Ethics matter. Emotional intelligence in marketing is not manipulation. It is clarity. You name the risk, you show the path, and you let the buyer decide. Any pressure tactic will show up as regret churn and reputation drag. You can grow with force for a quarter. You cannot build a durable brand that way.
Sales stops fighting for air time because the first conversation starts closer to the real problem. Product hears fewer vague requests and more precise jobs backed by emotion and context. Marketing spends less time arguing about headlines and more time tuning proof blocks and channel fit. Finance sees a lift in net revenue retention because customers who felt understood at purchase are easier to expand without gimmicks.

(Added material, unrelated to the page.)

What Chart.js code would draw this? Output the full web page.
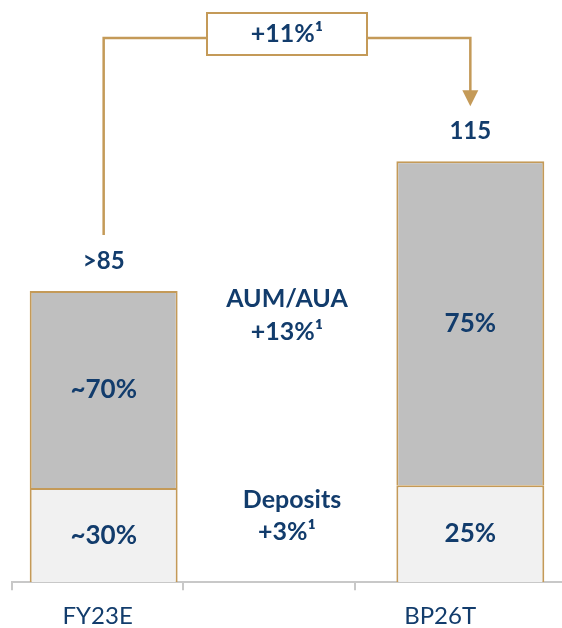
<!DOCTYPE html>
<html>
<head>
<meta charset="utf-8">
<script src="https://cdn.jsdelivr.net/npm/chart.js@4"></script>
<style>
  html, body { margin: 0; padding: 0; background: #fff; }
  #wrap { width: 562px; height: 628px; }
</style>
</head>
<body>
<div id="wrap"><canvas id="chart" width="562" height="628"></canvas></div>
<script>
// data
const categories = ['FY23E', '', 'BP26T'];
const deposits = [27.5, null, 28.3];
const aum = [57.5, null, 94.6];
const depositLabels = ['~30%', '', '25%'];
const aumLabels = ['~70%', '', '75%'];
const totalLabels = ['>85', '', '115'];
const aumGrowth = ['AUM/AUA', '+13%¹'];
const depositGrowth = ['Deposits', '+3%¹'];
const totalGrowth = '+11%¹';

const NAVY = '#123c6c';
const GOLD = '#c49a58';
const FONT = 'Lato, "Open Sans", sans-serif';

// labels inside / above bars, middle texts and the growth arrow
const annotations = {
    id: 'annotations',
    afterDatasetsDraw(chart) {
        const ctx = chart.ctx;
        const depMeta = chart.getDatasetMeta(0);
        const aumMeta = chart.getDatasetMeta(1);
        const xs = chart.scales.x;
        const ys = chart.scales.y;

        ctx.save();
        ctx.fillStyle = NAVY;
        ctx.textAlign = 'center';
        ctx.textBaseline = 'middle';

        // segment labels
        ctx.font = '700 26px ' + FONT;
        categories.forEach((c, i) => {
            if (deposits[i] == null) return;
            const d = depMeta.data[i];
            const a = aumMeta.data[i];
            ctx.fillText(depositLabels[i], d.x, (d.y + d.base) / 2);
            ctx.fillText(aumLabels[i], a.x, (a.y + a.base) / 2);
        });

        // totals above bars
        ctx.font = '700 24px ' + FONT;
        categories.forEach((c, i) => {
            if (aum[i] == null) return;
            const a = aumMeta.data[i];
            ctx.fillText(totalLabels[i], a.x, a.y - 30);
        });

        // middle growth texts
        const mx = xs.getPixelForValue(1);
        ctx.font = '700 25px ' + FONT;
        const aumY = ys.getPixelForValue(78);
        ctx.fillText(aumGrowth[0], mx, aumY - 16);
        ctx.fillText(aumGrowth[1], mx, aumY + 17);
        const depY = ys.getPixelForValue(19.3);
        ctx.fillText(depositGrowth[0], mx + 5, depY - 16);
        ctx.fillText(depositGrowth[1], mx, depY + 16);

        // arrow from first to last bar
        const a0 = aumMeta.data[0];
        const a2 = aumMeta.data[2];
        const lineY = 38;
        const boxW = 160, boxH = 42, boxY = 13;
        ctx.strokeStyle = GOLD;
        ctx.lineWidth = 2.5;
        ctx.beginPath();
        ctx.moveTo(a0.x, a0.y - 56);
        ctx.lineTo(a0.x, lineY);
        ctx.lineTo(mx - boxW / 2, lineY);
        ctx.moveTo(mx + boxW / 2, lineY);
        ctx.lineTo(a2.x, lineY);
        ctx.lineTo(a2.x, a2.y - 70);
        ctx.stroke();

        ctx.fillStyle = GOLD;
        ctx.beginPath();
        ctx.moveTo(a2.x - 8, a2.y - 71);
        ctx.lineTo(a2.x + 8, a2.y - 71);
        ctx.lineTo(a2.x, a2.y - 55);
        ctx.closePath();
        ctx.fill();

        ctx.fillStyle = '#fff';
        ctx.fillRect(mx - boxW / 2, boxY, boxW, boxH);
        ctx.lineWidth = 2;
        ctx.strokeRect(mx - boxW / 2, boxY, boxW, boxH);
        ctx.fillStyle = NAVY;
        ctx.font = '700 25px ' + FONT;
        ctx.fillText(totalGrowth, mx, boxY + boxH / 2);

        ctx.restore();
    }
};

new Chart(document.getElementById('chart').getContext('2d'), {
    type: 'bar',
    data: {
        labels: categories,
        datasets: [
            {
                label: 'Deposits',
                data: deposits,
                backgroundColor: '#f1f1f1',
                borderColor: GOLD,
                borderWidth: 2,
                borderSkipped: 'start',
                xAxisID: 'x'
            },
            {
                label: 'AUM/AUA',
                data: aum,
                backgroundColor: '#bfbfbf',
                borderColor: GOLD,
                borderWidth: 2,
                borderSkipped: 'start',
                xAxisID: 'x'
            }
        ]
    },
    options: {
        responsive: false,
        animation: false,
        layout: { autoPadding: false, padding: { left: 8, right: 0, top: 0, bottom: -15 } },
        plugins: {
            legend: { display: false },
            tooltip: { enabled: false }
        },
        datasets: { bar: { categoryPercentage: 1, barPercentage: 0.807 } },
        scales: {
            x: { display: false, stacked: true },
            xl: {
                type: 'linear',
                position: 'bottom',
                offset: false,
                bounds: 'data',
                min: 0,
                max: 3.2116,
                afterBuildTicks: (scale) => {
                    scale.ticks = [0, 0.5, 1, 1.5, 2, 2.5].map(v => ({ value: v }));
                },
                grid: {
                    offset: false,
                    drawOnChartArea: false,
                    drawTicks: true,
                    tickLength: 8,
                    lineWidth: 2,
                    color: (c) => (c.tick && c.tick.value % 1 === 0) ? '#c8c8c8' : 'rgba(0,0,0,0)',
                    tickColor: (c) => (c.tick && c.tick.value % 1 === 0) ? '#c8c8c8' : 'rgba(0,0,0,0)'
                },
                border: { display: true, color: '#c8c8c8', width: 2 },
                ticks: {
                    autoSkip: false,
                    maxRotation: 0,
                    padding: 12,
                    color: NAVY,
                    font: { family: FONT, size: 24, lineHeight: 1.2 },
                    callback: (v) => (v % 1 === 0.5) ? categories[Math.floor(v)] : ''
                }
            },
            y: { display: false, stacked: true, min: 0, max: 170 }
        }
    },
    plugins: [annotations]
});
</script>
</body>
</html>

The culture shifts from louder to clearer.
Ask three questions before you tune another ad. What is the dominant buyer state in the segment we want to win this quarter. Which proof block solves that state in one minute or less. Where is emotional continuity breaking between channel, page, human, and product. If you cannot answer these with evidence, your next dollar is paying to repeat the same mistake at a greater scale.
This is not theory. It is a simple operating truth. Markets reward teams that reduce perceived risk faster than the competition without hiding behind noise. Build a small system that senses, frames, and responds. Instrument it with leading indicators. Protect continuity across handoffs. Review it weekly with a cross functional table that ships one improvement at a time. Most teams do not need more budget. They need a brand that can read the room and a funnel that proves it.